Basketball practice

Namine is getting faster and stronger in her sport wheelchair.

It’s been some time since the Marquette bio-engineering class gave Namine her custom-built sport wheelchair, but in many ways she’s still getting used to it. Its large size in comparison with Namine makes performing actions in it more difficult than in a “normal” sport chair (if there is such a thing), but one by one Namine is knocking them down.


The custom chair is made of titanium, not steel, so structurally it is lighter. Due to the larger frame, however, it is heavier than it would be otherwise and is harder to maneuver.

As you can see from the following video, though, Namine was able to build up quite a lot of speed.
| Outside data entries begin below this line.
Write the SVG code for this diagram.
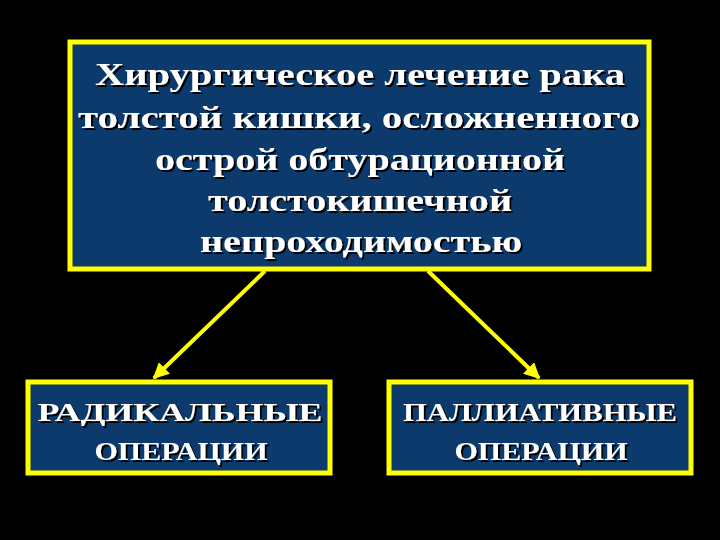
<svg xmlns="http://www.w3.org/2000/svg" width="720" height="540" viewBox="0 0 720 540">
<defs>
<style>
.box{fill:#0d3a6c;stroke:#ffff00;stroke-width:5}
.t{font-family:"Liberation Serif",serif;font-weight:bold;fill:#ffffff;text-anchor:middle;filter:url(#sh)}
.c{stroke:#ffff00;stroke-width:4;fill:none}
</style>
<filter id="sh" x="-5%" y="-20%" width="110%" height="140%"><feDropShadow dx="2" dy="2" stdDeviation="0.5" flood-color="#000000"/></filter>
<marker id="ah" viewBox="0 0 10 10" refX="9" refY="5" markerWidth="4" markerHeight="4" orient="auto" markerUnits="strokeWidth"><path d="M0,0L10,5L0,10z" fill="#ffff00"/></marker>
</defs>
<rect width="720" height="540" fill="#000000"/>
<g id="connectors">
<line class="c" x1="265" y1="271" x2="154" y2="378" marker-end="url(#ah)"/>
<line class="c" x1="428" y1="271" x2="539" y2="378" marker-end="url(#ah)"/>
</g>
<g id="top">
<rect class="box" x="70" y="42" width="579" height="227"/>
<g class="t" font-size="32">
<text x="360" y="85" textLength="530" lengthAdjust="spacingAndGlyphs">Хирургическое лечение рака</text>
<text x="359" y="128" textLength="562" lengthAdjust="spacingAndGlyphs">толстой кишки, осложненного</text>
<text x="360" y="170" textLength="410" lengthAdjust="spacingAndGlyphs">острой обтурационной</text>
<text x="360" y="211" textLength="304" lengthAdjust="spacingAndGlyphs">толстокишечной</text>
<text x="361" y="252" textLength="322" lengthAdjust="spacingAndGlyphs">непроходимостью</text>
</g>
</g>
<g id="left">
<rect class="box" x="28" y="382" width="302" height="91"/>
<g class="t" font-size="26">
<text x="180" y="421" textLength="285" lengthAdjust="spacingAndGlyphs">РАДИКАЛЬНЫЕ</text>
<text x="181" y="460" textLength="173" lengthAdjust="spacingAndGlyphs">ОПЕРАЦИИ</text>
</g>
</g>
<g id="right">
<rect class="box" x="389" y="382" width="302" height="91"/>
<g class="t" font-size="26">
<text x="540" y="421" textLength="274" lengthAdjust="spacingAndGlyphs">ПАЛЛИАТИВНЫЕ</text>
<text x="541" y="460" textLength="173" lengthAdjust="spacingAndGlyphs">ОПЕРАЦИИ</text>
</g>
</g>
</svg>
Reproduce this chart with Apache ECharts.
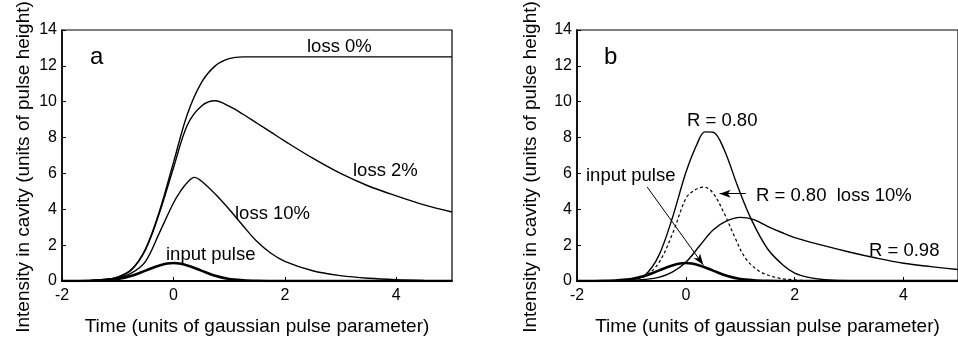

I was nearly running by the time we got to the other end of the gym. (Sorry about the shaky cam.)

Namine pulling a teammate in her wheelchair.


When Namine was given the custom chair, she was just getting used to dribbling in the loaner that she’d been given by her coach. The replacement chair, which is hers to keep, is by necessity larger both in length and width; it is meant to last her a long, long time, after all. (Did I mention it’s titanium? It’s probably one of the most durable pieces of equipment she’ll ever own.)

As a result of all this, Namine had to re-learn (to an extent) how to dribble, since she has to account for the different camber of the wheels. Up until recently, this was purely a physical limitation: her arms were simply not long enough. Well, that is no longer true.

Namine dribbling the ball.

Picking up the ball

Another one of those pesky physics problems was picking up the ball. Namine could reach the floor from the loaner, but she couldn’t from her new custom chair. That’s no longer true, either!

Namine picking up the ball from the floor.